Program to make the XOR of all segments equal to zero in Python

Suppose we have an array called nums and another value k. The XOR of a segment [left, right] (left <= right) is the XOR of all elements whose indices are in between left and right (inclusive).

We have to find the minimum number of elements to change in the array such that the XOR of all segments of size k is same as zero.

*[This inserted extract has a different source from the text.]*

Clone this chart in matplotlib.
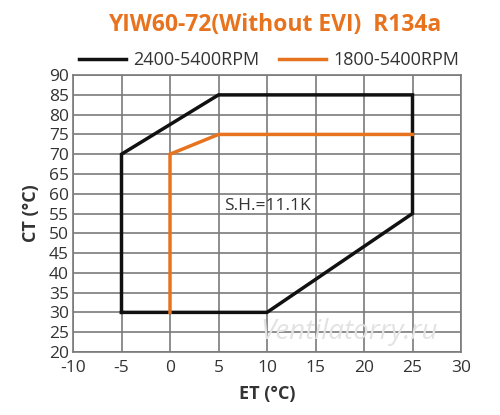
import numpy as np
from matplotlib import pyplot as plt

## envelope data
black_et = [-5, -5, 5, 25, 25, 10, -5]
black_ct = [30, 70, 85, 85, 55, 30, 30]
orange_et = [0, 0, 5, 25]
orange_ct = [30, 70, 75, 75]
x_ticks = np.arange(-10, 31, 5)
y_ticks = np.arange(20, 91, 5)

orange = '#e8731e'
plt.rcParams['font.family'] = ['Open Sans', 'DejaVu Sans']
plt.rcParams['axes.unicode_minus'] = False

fig = plt.figure(figsize=(5, 4.15), dpi=100)
ax = fig.add_axes([0.146, 0.152, 0.776, 0.667])

ax.plot(black_et, black_ct, color='#111111', lw=2.5, label='2400-5400RPM',
        solid_joinstyle='miter', zorder=3)
ax.plot(orange_et, orange_ct, color=orange, lw=2.5, label='1800-5400RPM',
        solid_joinstyle='miter', zorder=3)

ax.set_xlim(-10, 30)
ax.set_ylim(20, 90)
ax.set_xticks(x_ticks)
ax.set_yticks(y_ticks)
ax.grid(color='#7a7a7a', lw=1.2)
ax.tick_params(length=0, labelsize=12.5, colors='#333333')
ax.tick_params(axis='x', pad=6)
ax.tick_params(axis='y', pad=3)
for s in ax.spines.values():
    s.set_color('#7a7a7a')
    s.set_linewidth(1.2)

ax.set_xlabel('ET (°C)', fontsize=13, fontweight='bold', color='#333333', labelpad=6)
ax.set_ylabel('CT (°C)', fontsize=13, fontweight='bold', color='#333333', labelpad=6)

ax.text(10, 57, 'S.H.=11.1K', fontsize=12.5, color='#333333', ha='center', va='center')
ax.text(18.5, 25, 'Ventilatorry.ru', fontsize=20, color='#e3e3e3', style='italic',
        ha='center', va='center', zorder=4)

fig.text(0.55, 0.94, 'YIW60-72(Without EVI)  R134a', fontsize=16.5, fontweight='bold',
         color=orange, ha='center', va='center')
ax.legend(loc='lower center', bbox_to_anchor=(0.505, 0.995), ncol=2, frameon=False,
          fontsize=13, handlelength=2.6, columnspacing=1.1, borderaxespad=0,
          handletextpad=0.4, labelcolor='#333333')

plt.savefig('out.png', dpi=100)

So, if the input is like nums = [3,4,5,2,1,7,3,4,7], k = 3, then the output will be 3 because we can modify elements at indices 2, 3, 4 to make the array [3,4,7,3,4,7,3,4,7].

Approach

To solve this, we will follow these steps −

• LIMIT := 1024 (maximum possible value)

• temp := make a 2D array of size LIMIT x k to count frequency of each value at each position

• For each index i and value x in nums, increment temp[i mod k][x]

• dp := dynamic programming array to track maximum elements we can keep

• For each position, try all possible XOR combinations

• Return total elements minus maximum elements we can keep

Example

Let us see the following implementation to get better understanding −

def solve(nums, k):
    LIMIT = 2**10
    # Count frequency of each value at each position modulo k
    temp = [[0 for _ in range(LIMIT)] for _ in range(k)]
    for i, x in enumerate(nums):
        temp[i % k][x] += 1
    
    # dp[xor] = maximum number of elements we can keep with XOR = xor
    dp = [-2000 for _ in range(LIMIT)]
    dp[0] = 0
    
    for row in temp:
        maxprev = max(dp)
        new_dp = [maxprev for _ in range(LIMIT)]
        
        for i, cnt in enumerate(row):
            if cnt > 0:
                for j, prev in enumerate(dp):
                    new_dp[i ^ j] = max(new_dp[i ^ j], prev + cnt)
        
        dp = new_dp
    
    # Return minimum changes needed
    return len(nums) - dp[0]

# Test the function
nums = [3, 4, 5, 2, 1, 7, 3, 4, 7]
k = 3
result = solve(nums, k)
print(f"Minimum changes needed: {result}")

Minimum changes needed: 3

How It Works

The algorithm works by using dynamic programming where:

• We group elements by their position modulo k

• For each position group, we count frequency of each value

• dp[xor] represents the maximum number of elements we can keep to achieve XOR value xor

• We iterate through each position and update possible XOR values

• Finally, we return total elements minus maximum elements we can keep with XOR = 0

Step-by-Step Execution

def solve_with_debug(nums, k):
    LIMIT = 2**10
    temp = [[0 for _ in range(LIMIT)] for _ in range(k)]
    
    print("Input array:", nums)
    print("k =", k)
    
    # Count frequencies
    for i, x in enumerate(nums):
        temp[i % k][x] += 1
        print(f"Element {x} at position {i} goes to group {i % k}")
    
    # Show frequency distribution
    for pos in range(k):
        non_zero = [(val, count) for val, count in enumerate(temp[pos]) if count > 0]
        if non_zero:
            print(f"Position group {pos}: {non_zero}")
    
    dp = [-2000 for _ in range(LIMIT)]
    dp[0] = 0
    
    for row in temp:
        maxprev = max(dp)
        new_dp = [maxprev for _ in range(LIMIT)]
        
        for i, cnt in enumerate(row):
            if cnt > 0:
                for j, prev in enumerate(dp):
                    new_dp[i ^ j] = max(new_dp[i ^ j], prev + cnt)
        
        dp = new_dp
    
    return len(nums) - dp[0]

nums = [3, 4, 5, 2, 1, 7, 3, 4, 7]
k = 3
result = solve_with_debug(nums, k)
print(f"\nMinimum changes needed: {result}")

Input array: [3, 4, 5, 2, 1, 7, 3, 4, 7]
k = 3
Element 3 at position 0 goes to group 0
Element 4 at position 1 goes to group 1
Element 5 at position 2 goes to group 2
Element 2 at position 3 goes to group 0
Element 1 at position 4 goes to group 1
Element 7 at position 5 goes to group 2
Element 3 at position 6 goes to group 0
Element 4 at position 7 goes to group 1
Element 7 at position 8 goes to group 2
Position group 0: [(2, 1), (3, 2)]
Position group 1: [(1, 1), (4, 2)]
Position group 2: [(5, 1), (7, 2)]

Minimum changes needed: 3

Conclusion

This dynamic programming solution efficiently finds the minimum changes needed by grouping elements by position and maximizing the number of elements we can keep to achieve XOR = 0. The time complexity is O(n + k * LIMIT²) where LIMIT is the maximum possible value.